Friday, June 04, 2004

harness your horse and catch the wind


That's not *actually* the title of what I'm listening to, but it is the real title of a Tuvan throat singing song that I have somewhere...just not the actual bit I'm listening to. There's a really good film called Genghis Blues about this amazing singing style and the effect it had on a blind blues man called Paul Pena, who taught himself to sing it after hearing it on shortwave radio from Moscow, and eventually got invited to Tuva to compete in their singing competition...terrific stuff and a potent reminder of how lucky we are to be able to hear each other across the world.

I'm a pretty quiet and shy kind of person, but I have a recurring desire to want to be really good at doing something in the arena of musical performance, so I tried to learn Tuvan throat singing. Long car trips (luckily I was alone) turned into "EEeeeeeeeAaahahahhaaaaaaooooooooouuuuuuuu" as I tried to coax a harmonic out of my voice. I think I might have made a start on the "karygra" style, but mainly the only result was a sore throat and an appreciation of the level of control it takes to do this.

Actually I started this entry wanting to point readers to my friend Daniel Bowen's latest missive, a summary of how volunteers can force a pig-headed government to fix something that's broken, even when they claim it isn't? How? With video cameras and some organizing.
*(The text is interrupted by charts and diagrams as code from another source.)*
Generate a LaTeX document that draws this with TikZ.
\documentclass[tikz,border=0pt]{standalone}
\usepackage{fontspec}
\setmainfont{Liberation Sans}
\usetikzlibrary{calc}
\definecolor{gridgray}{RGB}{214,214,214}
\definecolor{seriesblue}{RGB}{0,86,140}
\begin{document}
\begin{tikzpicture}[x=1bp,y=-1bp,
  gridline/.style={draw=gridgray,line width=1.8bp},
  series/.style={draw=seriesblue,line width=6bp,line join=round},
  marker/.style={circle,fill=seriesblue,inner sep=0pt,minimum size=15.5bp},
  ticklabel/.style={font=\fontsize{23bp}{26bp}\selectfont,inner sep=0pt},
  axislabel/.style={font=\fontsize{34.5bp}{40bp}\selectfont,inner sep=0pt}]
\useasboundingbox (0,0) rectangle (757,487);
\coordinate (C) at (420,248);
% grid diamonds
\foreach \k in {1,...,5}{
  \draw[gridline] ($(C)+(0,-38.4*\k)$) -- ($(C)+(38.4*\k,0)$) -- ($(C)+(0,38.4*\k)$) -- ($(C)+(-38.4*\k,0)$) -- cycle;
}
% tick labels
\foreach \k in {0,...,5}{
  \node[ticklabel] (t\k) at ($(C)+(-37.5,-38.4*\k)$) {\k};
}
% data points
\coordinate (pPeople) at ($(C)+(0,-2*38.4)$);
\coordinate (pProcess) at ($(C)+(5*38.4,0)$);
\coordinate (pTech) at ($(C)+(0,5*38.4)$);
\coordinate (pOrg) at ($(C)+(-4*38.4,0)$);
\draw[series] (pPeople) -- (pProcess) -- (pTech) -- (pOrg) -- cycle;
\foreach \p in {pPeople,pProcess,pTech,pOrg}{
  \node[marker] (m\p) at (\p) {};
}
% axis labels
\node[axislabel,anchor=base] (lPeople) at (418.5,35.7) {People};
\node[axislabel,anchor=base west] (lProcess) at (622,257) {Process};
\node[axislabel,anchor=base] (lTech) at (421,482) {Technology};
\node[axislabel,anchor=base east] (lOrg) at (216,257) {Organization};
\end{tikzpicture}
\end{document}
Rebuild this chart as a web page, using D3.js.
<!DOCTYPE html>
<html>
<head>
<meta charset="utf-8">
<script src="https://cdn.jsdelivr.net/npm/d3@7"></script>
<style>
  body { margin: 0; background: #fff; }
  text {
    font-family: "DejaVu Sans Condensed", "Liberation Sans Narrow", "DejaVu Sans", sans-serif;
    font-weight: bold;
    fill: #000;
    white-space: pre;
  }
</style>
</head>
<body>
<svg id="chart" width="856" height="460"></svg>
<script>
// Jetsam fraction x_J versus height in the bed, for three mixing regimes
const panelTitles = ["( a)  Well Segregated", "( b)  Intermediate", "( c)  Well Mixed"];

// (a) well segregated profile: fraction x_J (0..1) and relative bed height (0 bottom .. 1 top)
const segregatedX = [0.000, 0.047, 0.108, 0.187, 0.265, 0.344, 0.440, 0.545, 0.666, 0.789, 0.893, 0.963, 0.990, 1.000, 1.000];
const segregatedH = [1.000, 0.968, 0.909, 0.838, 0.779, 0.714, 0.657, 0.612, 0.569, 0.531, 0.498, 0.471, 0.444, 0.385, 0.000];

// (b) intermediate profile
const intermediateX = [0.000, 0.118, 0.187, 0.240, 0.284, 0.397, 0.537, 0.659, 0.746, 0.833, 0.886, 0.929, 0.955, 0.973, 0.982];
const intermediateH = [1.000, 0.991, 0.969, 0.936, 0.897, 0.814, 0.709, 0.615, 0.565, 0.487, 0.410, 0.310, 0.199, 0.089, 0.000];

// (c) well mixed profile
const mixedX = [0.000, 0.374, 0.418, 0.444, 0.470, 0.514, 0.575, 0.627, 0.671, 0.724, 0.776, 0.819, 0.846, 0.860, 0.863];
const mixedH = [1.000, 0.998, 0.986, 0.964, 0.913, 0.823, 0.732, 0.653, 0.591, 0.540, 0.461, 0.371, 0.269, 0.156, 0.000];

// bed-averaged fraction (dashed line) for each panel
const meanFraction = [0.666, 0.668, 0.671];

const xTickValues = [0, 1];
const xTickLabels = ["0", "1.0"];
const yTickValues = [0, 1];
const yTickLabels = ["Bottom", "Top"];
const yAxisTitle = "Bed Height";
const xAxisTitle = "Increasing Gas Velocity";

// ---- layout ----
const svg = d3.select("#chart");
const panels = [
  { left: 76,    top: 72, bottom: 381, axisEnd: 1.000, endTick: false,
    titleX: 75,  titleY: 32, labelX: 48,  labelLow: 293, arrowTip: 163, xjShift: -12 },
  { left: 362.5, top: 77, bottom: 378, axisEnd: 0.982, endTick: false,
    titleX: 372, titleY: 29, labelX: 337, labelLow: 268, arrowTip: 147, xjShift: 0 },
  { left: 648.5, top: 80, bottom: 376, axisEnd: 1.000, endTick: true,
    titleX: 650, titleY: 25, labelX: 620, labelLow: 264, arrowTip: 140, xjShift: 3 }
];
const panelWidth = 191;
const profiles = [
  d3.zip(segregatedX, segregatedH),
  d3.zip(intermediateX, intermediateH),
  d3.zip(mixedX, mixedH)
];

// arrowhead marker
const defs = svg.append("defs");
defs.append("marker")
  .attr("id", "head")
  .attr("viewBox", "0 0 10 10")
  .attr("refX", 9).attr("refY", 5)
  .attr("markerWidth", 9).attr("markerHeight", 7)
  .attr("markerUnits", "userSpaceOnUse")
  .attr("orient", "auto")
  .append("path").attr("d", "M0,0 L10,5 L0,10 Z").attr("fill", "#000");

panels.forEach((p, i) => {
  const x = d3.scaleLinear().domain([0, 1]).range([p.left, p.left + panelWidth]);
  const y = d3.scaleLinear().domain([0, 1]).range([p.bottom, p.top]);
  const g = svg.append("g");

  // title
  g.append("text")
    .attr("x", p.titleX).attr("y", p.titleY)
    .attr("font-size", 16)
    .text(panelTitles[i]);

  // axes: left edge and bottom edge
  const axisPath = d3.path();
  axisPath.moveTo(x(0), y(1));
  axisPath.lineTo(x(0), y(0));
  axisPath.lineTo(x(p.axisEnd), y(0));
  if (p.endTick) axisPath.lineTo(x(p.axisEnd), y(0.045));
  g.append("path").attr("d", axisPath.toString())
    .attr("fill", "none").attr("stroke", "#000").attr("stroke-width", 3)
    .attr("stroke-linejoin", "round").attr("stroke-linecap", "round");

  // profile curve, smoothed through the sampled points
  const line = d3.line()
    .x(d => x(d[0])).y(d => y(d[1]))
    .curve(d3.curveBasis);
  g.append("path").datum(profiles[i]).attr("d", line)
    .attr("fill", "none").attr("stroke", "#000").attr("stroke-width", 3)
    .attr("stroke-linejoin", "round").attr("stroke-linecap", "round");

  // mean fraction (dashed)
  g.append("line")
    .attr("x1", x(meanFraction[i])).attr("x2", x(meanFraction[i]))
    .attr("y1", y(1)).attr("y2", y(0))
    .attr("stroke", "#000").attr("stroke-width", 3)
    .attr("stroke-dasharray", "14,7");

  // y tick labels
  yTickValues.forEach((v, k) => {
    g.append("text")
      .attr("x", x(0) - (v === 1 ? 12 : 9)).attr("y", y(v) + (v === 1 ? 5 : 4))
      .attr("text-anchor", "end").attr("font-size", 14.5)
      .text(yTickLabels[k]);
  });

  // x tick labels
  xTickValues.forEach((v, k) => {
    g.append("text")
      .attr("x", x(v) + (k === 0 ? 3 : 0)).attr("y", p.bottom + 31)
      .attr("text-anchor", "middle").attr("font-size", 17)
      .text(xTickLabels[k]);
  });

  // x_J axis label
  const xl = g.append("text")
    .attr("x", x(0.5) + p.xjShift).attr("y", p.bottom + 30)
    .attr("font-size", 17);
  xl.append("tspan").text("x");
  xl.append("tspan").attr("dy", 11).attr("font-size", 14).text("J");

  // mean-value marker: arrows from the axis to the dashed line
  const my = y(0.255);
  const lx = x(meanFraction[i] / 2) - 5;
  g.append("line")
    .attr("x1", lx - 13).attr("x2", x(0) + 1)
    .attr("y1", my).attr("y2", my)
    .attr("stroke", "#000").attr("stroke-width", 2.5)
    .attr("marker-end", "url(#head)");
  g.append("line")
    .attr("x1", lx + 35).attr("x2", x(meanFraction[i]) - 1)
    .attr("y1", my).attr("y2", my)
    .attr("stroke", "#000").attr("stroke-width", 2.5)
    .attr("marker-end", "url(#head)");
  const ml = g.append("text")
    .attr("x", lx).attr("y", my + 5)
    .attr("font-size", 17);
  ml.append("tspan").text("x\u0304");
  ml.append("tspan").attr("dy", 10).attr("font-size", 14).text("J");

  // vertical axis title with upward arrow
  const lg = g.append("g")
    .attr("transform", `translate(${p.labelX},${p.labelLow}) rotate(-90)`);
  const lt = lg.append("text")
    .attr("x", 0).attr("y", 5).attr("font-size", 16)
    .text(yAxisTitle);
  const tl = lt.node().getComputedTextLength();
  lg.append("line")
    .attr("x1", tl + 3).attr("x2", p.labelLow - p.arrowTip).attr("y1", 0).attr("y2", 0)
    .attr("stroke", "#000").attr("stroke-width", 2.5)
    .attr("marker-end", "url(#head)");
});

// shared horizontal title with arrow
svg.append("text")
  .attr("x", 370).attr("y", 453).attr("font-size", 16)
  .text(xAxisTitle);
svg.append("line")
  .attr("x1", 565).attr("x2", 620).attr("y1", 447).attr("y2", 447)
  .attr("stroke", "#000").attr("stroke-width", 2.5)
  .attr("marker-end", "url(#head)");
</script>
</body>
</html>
It was another nice day at the office today. Fixed a bug with how one of my programs interacts with our database, and I watched a corporate helicopter land and take off at the building opposite ours (see pic from a few days ago). FPL, our local electron wranglers, fly execs and secure documents regarding the two nuclear power plants in our area between that office and the Miami office. One of my colleagues used to work for them and he said that legally they had to do this for any written material regarding operations at the two nuclear plants. Wonder if they had a list of doughnut deliveries to Sector 7G?
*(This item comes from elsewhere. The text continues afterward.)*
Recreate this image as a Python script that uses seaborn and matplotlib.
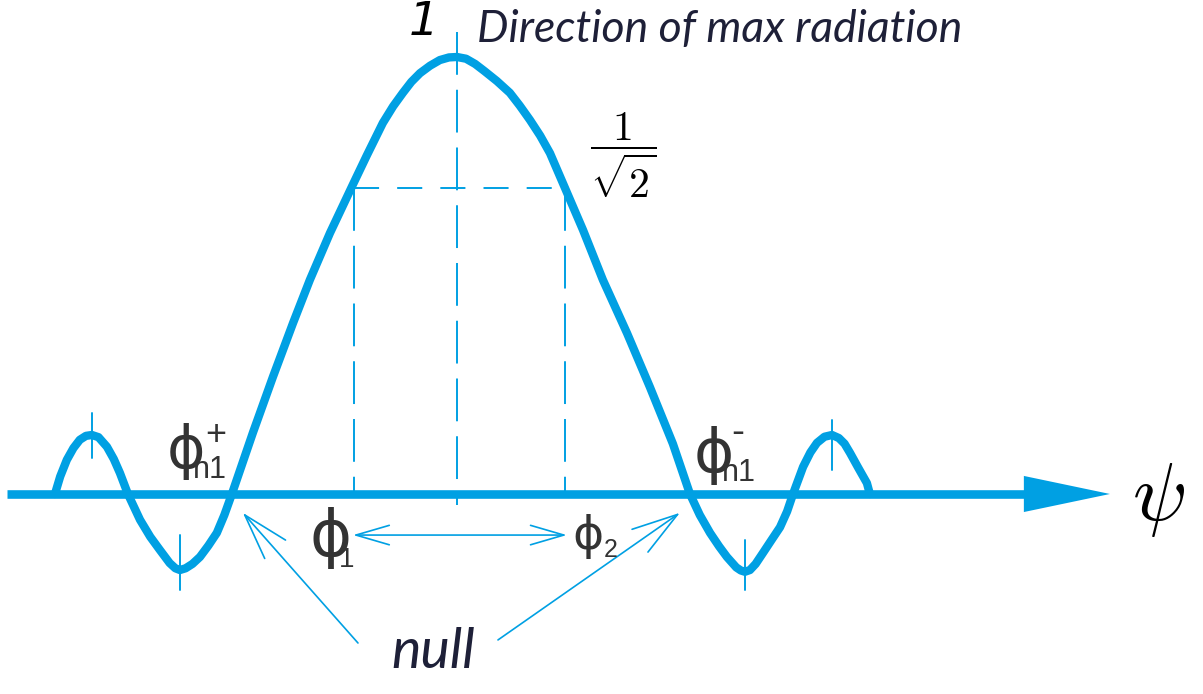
import numpy as np
import pandas as pd
import seaborn as sns
import matplotlib.pyplot as plt

# --- DATA ---
# array factor vs psi, main lobe normalised to 1, nulls near psi = +-1
psi = [-1.763, -1.740, -1.711, -1.682, -1.654, -1.627, -1.601, -1.572, -1.535,
       -1.505, -1.478, -1.443, -1.390, -1.345, -1.303, -1.260, -1.235, -1.215,
       -1.190, -1.160, -1.127, -1.090, -1.053, -1.020, -0.987,
       -0.895, -0.807, -0.719, -0.645, -0.557, -0.461, -0.395, -0.325, -0.280,
       -0.237, -0.200, -0.162, -0.118, -0.075, -0.035, 0.0, 0.040, 0.080, 0.120,
       0.175, 0.232, 0.275, 0.320, 0.365, 0.408, 0.474, 0.553, 0.640, 0.746,
       0.846, 0.947, 1.022,
       1.065, 1.110, 1.150, 1.184, 1.225, 1.245, 1.263, 1.285, 1.310, 1.342,
       1.380, 1.417, 1.448, 1.474, 1.518, 1.550, 1.579, 1.612, 1.645, 1.675,
       1.700, 1.724, 1.760, 1.798, 1.811]
gain = [0.0, 0.040, 0.078, 0.105, 0.124, 0.133, 0.135, 0.130, 0.108,
        0.080, 0.048, 0.0, -0.059, -0.098, -0.128, -0.158, -0.170, -0.174,
        -0.170, -0.160, -0.144, -0.118, -0.089, -0.048, 0.0,
        0.140, 0.268, 0.391, 0.490, 0.597, 0.703, 0.775, 0.849, 0.887,
        0.918, 0.943, 0.963, 0.980, 0.993, 0.999, 1.0, 0.996, 0.984, 0.968,
        0.945, 0.918, 0.889, 0.856, 0.820, 0.780, 0.700, 0.604, 0.490, 0.368,
        0.245, 0.115, 0.0,
        -0.048, -0.089, -0.120, -0.144, -0.168, -0.175, -0.178, -0.174, -0.160, -0.135,
        -0.105, -0.076, -0.040, 0.0, 0.062, 0.095, 0.117, 0.131, 0.135, 0.128,
        0.115, 0.094, 0.060, 0.025, 0.0]

lobe_psi = [-1.601, -1.215, 1.263, 1.645]
lobe_tick_lo = [0.082, -0.220, -0.220, 0.055]
lobe_tick_hi = [0.185, -0.094, -0.105, 0.169]

half_power = 0.70
half_psi = [-0.45, 0.474]
null_psi = [-0.939, 0.978]

BLUE = "#00a0e3"
DARK = "#333333"
INK = "#1e2038"

df = pd.DataFrame({"psi": psi, "gain": gain})

sns.set_style("white")
plt.rcParams["mathtext.fontset"] = "cm"

fig = plt.figure(figsize=(12.03, 6.94), dpi=100)
ax = fig.add_axes([0, 0, 1, 1])
ax.set_xlim(-2.004, 3.272)
ax.set_ylim(-0.4577, 1.1304)
ax.axis("off")

# --- psi axis with arrow ---
ax.plot([-1.974, 2.6], [0, 0], color=BLUE, lw=6.2, solid_capstyle="butt")
ax.annotate("", xy=(2.864, 0), xytext=(2.40, 0),
            arrowprops=dict(arrowstyle="-|>,head_length=62,head_width=13",
                            mutation_scale=1, lw=0, color=BLUE,
                            shrinkA=0, shrinkB=0))

# --- the pattern ---
sns.lineplot(data=df, x="psi", y="gain", sort=False, estimator=None,
             color=BLUE, lw=6, ax=ax, solid_joinstyle="round")

# --- guide lines ---
ax.plot([0, 0], [1.057, -0.025], color=BLUE, lw=1.4, dashes=(22, 7.7))
ax.plot(half_psi, [half_power, half_power], color=BLUE, lw=1.4, dashes=(12.9, 9.3))
for p in half_psi:
    ax.plot([p, p], [half_power, 0], color=BLUE, lw=1.4, dashes=(22, 7.7))
for p, lo, hi in zip(lobe_psi, lobe_tick_lo, lobe_tick_hi):
    ax.plot([p, p], [lo, hi], color=BLUE, lw=1.4)

# --- arrows ---
thin = dict(mutation_scale=1, lw=1.2, color=BLUE, shrinkA=0, shrinkB=0)
ax.annotate("", xy=(null_psi[0], -0.043), xytext=(-0.434, -0.341),
            arrowprops=dict(arrowstyle="->,head_length=33,head_width=10", **thin))
ax.annotate("", xy=(null_psi[1], -0.043), xytext=(0.180, -0.334),
            arrowprops=dict(arrowstyle="->,head_length=33,head_width=10", **thin))
ax.annotate("", xy=(0.482, -0.094), xytext=(-0.456, -0.094),
            arrowprops=dict(arrowstyle="<->,head_length=24,head_width=7", **thin))

# --- labels ---
ax.text(-0.145, 1.080, "1", family="DejaVu Sans", style="italic", fontsize=34,
        color="black", ha="center", va="center")
ax.text(0.088, 1.062, "Direction of max radiation", family="Lato", style="italic",
        fontsize=32, color=INK, ha="left", va="center")
ax.text(0.728, 0.775, r"$\dfrac{1}{\sqrt{2}}$", fontsize=30, color="black",
        ha="center", va="center")
ax.text(3.075, -0.014, r"$\psi$", fontsize=58, color="black", ha="center", va="center")
ax.text(-0.105, -0.362, "null", family="Lato", style="italic", fontsize=40,
        color=INK, ha="center", va="center")

phi = dict(family="DejaVu Sans", color=DARK, ha="center", va="center")
sub = dict(family="Liberation Sans", color=DARK, ha="center", va="center")
ax.text(-0.553, -0.101, "ϕ", fontsize=46, **phi)
ax.text(-0.485, -0.150, "1", fontsize=20, **sub)
ax.text(0.575, -0.098, "ϕ", fontsize=34, **phi)
ax.text(0.675, -0.128, "2", fontsize=18, **sub)

ax.text(-1.189, 0.098, "ϕ", fontsize=42, **phi)
ax.text(-1.085, 0.055, "n1", fontsize=22, **sub)
ax.text(-1.057, 0.133, "+", fontsize=26, **sub)
ax.text(1.127, 0.087, "ϕ", fontsize=44, **phi)
ax.text(1.235, 0.048, "n1", fontsize=22, **sub)
ax.text(1.232, 0.140, "-", fontsize=28, **sub)

fig.savefig("out.png", dpi=100)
Lastly my brother's computer got it's domain name back, so I can start my pursuit of beta testers for Mercury Mailroom. I also got a 120GB drive into the new computer and hooked up my VCR to the video capture card and, for the first time ever, the whole thing worked smoothly! I can start turning my old VHS tapes into DVDs, though there seems to be no easy ways to do chapter points without VERY slow video editing software.